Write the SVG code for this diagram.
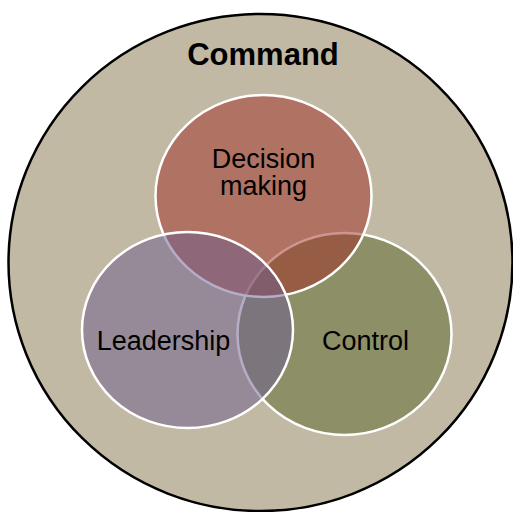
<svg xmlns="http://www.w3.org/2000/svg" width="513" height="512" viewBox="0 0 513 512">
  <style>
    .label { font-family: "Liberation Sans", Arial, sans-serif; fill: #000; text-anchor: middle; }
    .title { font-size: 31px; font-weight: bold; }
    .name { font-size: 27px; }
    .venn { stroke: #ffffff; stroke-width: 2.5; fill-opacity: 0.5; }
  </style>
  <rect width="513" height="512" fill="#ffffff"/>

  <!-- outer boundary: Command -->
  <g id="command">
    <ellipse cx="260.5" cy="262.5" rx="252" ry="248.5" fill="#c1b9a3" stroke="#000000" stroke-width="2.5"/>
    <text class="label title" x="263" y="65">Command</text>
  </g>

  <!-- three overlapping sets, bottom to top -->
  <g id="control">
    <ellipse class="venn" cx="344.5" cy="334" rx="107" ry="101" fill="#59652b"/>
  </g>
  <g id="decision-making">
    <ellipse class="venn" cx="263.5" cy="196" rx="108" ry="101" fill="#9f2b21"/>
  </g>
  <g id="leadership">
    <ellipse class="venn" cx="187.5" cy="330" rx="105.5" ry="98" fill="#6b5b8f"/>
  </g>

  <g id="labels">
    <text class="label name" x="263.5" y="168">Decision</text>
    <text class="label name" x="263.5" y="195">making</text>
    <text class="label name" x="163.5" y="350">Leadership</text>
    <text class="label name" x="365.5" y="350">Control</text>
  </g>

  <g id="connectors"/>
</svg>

----

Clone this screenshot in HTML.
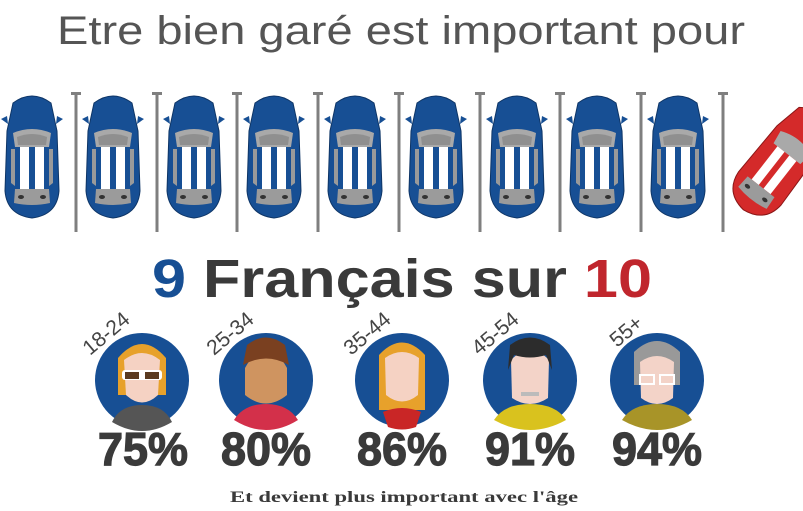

----

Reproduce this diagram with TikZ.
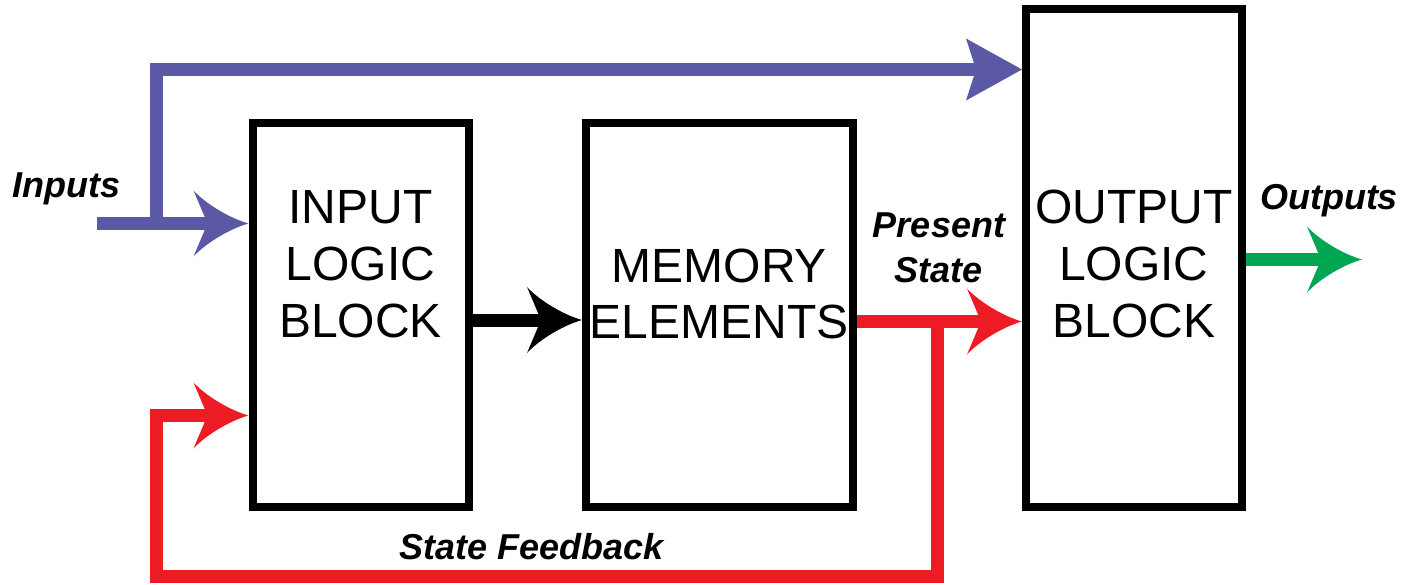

----

### Task requirements
Only the number is wanted: how many lines of the material above include the word "this"?

### Full answer
3